In general, the more money you have at any one brokerage firm the lower your fees are. If lower fees aren’t offered upfront, the more money you have at any one firm, the more negotiating power you have.
Of course, now, commission free trades are the norm but there may be other fees you can negotiate if you have a large account.
Also, wealth management fees drop on a percentage basis depending on how much money you have invested with a particular financial advisor.
Of course, the investment costs vary among firms. There is no reason to pay more for services you don’t need or use. If the lowest cost investment firm meets your needs, then why pay more at a higher profile firm?
How to Change Brokerage Firms
Investors can simply transfer investments from one place to another. This is often called in-kind transfers in financial lingo.
Contact the brokerage firm you’re moving assets to and get help if you need it. Once you get the transfer in motion, everything happens by the brokerage firms.

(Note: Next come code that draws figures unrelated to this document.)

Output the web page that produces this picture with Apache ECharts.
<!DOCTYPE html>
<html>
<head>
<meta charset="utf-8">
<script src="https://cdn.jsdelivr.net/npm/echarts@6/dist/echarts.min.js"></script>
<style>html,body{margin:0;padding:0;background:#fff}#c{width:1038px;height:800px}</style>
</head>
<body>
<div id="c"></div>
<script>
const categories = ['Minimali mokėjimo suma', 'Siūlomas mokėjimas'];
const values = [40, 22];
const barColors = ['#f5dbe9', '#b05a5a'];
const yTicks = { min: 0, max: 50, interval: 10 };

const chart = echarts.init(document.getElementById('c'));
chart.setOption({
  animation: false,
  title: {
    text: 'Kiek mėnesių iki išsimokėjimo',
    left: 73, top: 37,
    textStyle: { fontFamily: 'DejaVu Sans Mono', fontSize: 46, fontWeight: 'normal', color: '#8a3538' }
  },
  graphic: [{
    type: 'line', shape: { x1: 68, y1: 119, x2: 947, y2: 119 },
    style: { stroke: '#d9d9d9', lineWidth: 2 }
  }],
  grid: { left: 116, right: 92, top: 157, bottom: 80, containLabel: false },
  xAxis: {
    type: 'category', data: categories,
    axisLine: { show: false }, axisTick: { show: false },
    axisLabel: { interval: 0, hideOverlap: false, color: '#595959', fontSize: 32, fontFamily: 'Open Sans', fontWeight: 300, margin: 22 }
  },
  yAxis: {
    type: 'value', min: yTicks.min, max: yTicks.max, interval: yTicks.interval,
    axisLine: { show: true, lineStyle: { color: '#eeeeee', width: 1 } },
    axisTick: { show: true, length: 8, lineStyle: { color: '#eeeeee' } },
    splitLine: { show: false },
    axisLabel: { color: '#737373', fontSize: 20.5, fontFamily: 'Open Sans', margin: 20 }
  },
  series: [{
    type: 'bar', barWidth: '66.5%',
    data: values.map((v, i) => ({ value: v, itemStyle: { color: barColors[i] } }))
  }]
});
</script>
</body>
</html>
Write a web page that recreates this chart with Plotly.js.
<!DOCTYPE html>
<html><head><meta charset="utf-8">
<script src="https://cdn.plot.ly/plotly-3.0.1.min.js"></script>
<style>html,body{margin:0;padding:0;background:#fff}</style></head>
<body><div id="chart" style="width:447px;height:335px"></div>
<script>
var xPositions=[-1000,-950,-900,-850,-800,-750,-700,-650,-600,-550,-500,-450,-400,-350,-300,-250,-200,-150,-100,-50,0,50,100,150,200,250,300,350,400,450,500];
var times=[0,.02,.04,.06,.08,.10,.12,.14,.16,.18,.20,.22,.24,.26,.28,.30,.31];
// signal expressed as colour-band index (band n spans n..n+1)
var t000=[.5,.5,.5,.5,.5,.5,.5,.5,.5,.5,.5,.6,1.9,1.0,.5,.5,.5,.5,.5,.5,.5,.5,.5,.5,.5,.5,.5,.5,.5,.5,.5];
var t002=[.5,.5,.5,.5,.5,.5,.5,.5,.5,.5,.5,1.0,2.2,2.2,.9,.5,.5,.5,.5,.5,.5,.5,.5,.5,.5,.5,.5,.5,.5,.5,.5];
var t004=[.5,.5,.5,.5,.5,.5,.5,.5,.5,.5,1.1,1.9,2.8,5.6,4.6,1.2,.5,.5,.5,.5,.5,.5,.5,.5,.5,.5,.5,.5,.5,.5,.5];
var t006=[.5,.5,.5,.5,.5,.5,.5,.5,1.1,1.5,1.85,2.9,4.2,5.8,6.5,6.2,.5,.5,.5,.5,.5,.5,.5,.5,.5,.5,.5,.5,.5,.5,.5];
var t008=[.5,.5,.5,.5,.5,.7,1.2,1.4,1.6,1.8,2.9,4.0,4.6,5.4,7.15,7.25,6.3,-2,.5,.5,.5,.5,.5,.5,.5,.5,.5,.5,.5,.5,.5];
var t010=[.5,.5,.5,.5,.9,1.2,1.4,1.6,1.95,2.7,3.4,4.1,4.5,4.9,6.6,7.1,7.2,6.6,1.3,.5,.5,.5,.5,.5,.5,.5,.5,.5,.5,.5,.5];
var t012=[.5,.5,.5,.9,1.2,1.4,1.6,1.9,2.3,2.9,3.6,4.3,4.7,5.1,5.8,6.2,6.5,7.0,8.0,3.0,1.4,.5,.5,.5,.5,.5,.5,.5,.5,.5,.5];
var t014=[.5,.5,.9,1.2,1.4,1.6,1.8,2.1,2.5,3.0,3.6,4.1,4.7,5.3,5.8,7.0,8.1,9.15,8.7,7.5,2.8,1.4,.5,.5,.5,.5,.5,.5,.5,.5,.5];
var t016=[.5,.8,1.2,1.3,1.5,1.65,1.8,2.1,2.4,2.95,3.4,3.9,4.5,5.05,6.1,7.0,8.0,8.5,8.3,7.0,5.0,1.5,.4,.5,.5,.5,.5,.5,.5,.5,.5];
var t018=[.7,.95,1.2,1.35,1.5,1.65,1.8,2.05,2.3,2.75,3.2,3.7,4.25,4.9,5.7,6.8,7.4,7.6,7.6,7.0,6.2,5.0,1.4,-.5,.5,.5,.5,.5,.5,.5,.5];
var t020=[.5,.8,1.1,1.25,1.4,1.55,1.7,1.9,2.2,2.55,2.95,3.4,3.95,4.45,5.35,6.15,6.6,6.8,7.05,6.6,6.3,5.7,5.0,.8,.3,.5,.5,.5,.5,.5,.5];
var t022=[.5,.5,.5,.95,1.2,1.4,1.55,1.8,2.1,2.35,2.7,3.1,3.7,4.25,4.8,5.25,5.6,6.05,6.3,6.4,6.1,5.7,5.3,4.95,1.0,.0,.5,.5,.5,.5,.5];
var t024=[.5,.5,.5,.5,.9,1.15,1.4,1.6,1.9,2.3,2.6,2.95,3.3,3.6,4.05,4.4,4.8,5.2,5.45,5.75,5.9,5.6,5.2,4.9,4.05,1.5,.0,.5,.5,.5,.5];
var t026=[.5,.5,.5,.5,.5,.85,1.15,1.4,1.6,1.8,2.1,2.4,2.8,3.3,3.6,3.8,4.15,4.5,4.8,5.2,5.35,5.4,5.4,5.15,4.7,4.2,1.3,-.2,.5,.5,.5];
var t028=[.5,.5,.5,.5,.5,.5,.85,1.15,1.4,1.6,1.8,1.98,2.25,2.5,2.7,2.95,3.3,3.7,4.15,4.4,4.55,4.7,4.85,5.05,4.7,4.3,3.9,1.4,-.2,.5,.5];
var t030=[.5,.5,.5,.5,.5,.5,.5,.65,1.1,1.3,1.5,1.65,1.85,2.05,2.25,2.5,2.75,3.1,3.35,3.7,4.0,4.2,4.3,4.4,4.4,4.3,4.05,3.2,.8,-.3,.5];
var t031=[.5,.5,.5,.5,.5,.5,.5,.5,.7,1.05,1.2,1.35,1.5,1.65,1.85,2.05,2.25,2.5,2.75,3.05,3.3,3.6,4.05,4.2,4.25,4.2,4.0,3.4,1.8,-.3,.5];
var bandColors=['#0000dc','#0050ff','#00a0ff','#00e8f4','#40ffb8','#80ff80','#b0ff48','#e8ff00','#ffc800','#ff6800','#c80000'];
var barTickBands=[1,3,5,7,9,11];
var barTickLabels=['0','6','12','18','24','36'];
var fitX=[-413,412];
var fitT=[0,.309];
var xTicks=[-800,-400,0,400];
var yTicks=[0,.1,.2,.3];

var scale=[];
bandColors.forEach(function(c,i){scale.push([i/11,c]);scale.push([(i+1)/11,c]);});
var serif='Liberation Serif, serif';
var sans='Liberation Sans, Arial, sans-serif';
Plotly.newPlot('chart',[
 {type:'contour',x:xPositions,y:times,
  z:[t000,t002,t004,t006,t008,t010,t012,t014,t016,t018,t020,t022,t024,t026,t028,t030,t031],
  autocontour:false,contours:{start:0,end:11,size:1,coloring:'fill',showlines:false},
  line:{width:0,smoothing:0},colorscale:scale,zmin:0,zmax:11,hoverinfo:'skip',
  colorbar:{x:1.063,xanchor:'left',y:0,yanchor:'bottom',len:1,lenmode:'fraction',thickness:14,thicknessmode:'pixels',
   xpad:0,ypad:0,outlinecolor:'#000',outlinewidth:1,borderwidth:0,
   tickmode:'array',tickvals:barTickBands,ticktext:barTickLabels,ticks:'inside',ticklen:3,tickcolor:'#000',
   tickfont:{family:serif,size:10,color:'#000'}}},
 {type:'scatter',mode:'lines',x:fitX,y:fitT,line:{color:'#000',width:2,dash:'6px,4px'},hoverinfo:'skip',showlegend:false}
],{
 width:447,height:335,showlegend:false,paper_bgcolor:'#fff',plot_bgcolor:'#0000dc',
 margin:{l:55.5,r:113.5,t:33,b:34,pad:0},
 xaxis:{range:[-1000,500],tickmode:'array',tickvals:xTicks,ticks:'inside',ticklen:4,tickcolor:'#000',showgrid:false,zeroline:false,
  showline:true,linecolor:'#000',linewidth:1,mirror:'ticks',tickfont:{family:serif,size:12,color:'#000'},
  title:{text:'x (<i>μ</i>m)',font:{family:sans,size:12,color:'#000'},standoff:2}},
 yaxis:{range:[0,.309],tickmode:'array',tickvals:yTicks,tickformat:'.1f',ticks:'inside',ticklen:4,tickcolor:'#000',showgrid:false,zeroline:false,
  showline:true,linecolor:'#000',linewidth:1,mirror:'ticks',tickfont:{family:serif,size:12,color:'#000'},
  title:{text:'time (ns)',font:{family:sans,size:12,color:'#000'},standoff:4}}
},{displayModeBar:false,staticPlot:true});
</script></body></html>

The task for us investors comes in setting up accounts transfers to our bank and such after we change brokerage firms.
There may be a rare time when it is hard to move certain investments from one place to another. For example, you could hold a fund that can only be held at the firm through which you bought it. This could force you to sell the fund in order to change firms, and you could even incur an exit fee if you sell the fund.
Here is a video of this post if you prefer video:
One or Multiple Investment Firms Summary
While most investment firms have overlapping funds and services available to individual investors and institutions, in general, firms tend to cater to a specific demographic. Find the brokerage firm that caters to your specific needs based on your own investment strategy and preferences.
Again, your needs will determine whether you have all investments in one place vs more than one investment firm. As the leader of your wealth, only you can make this call.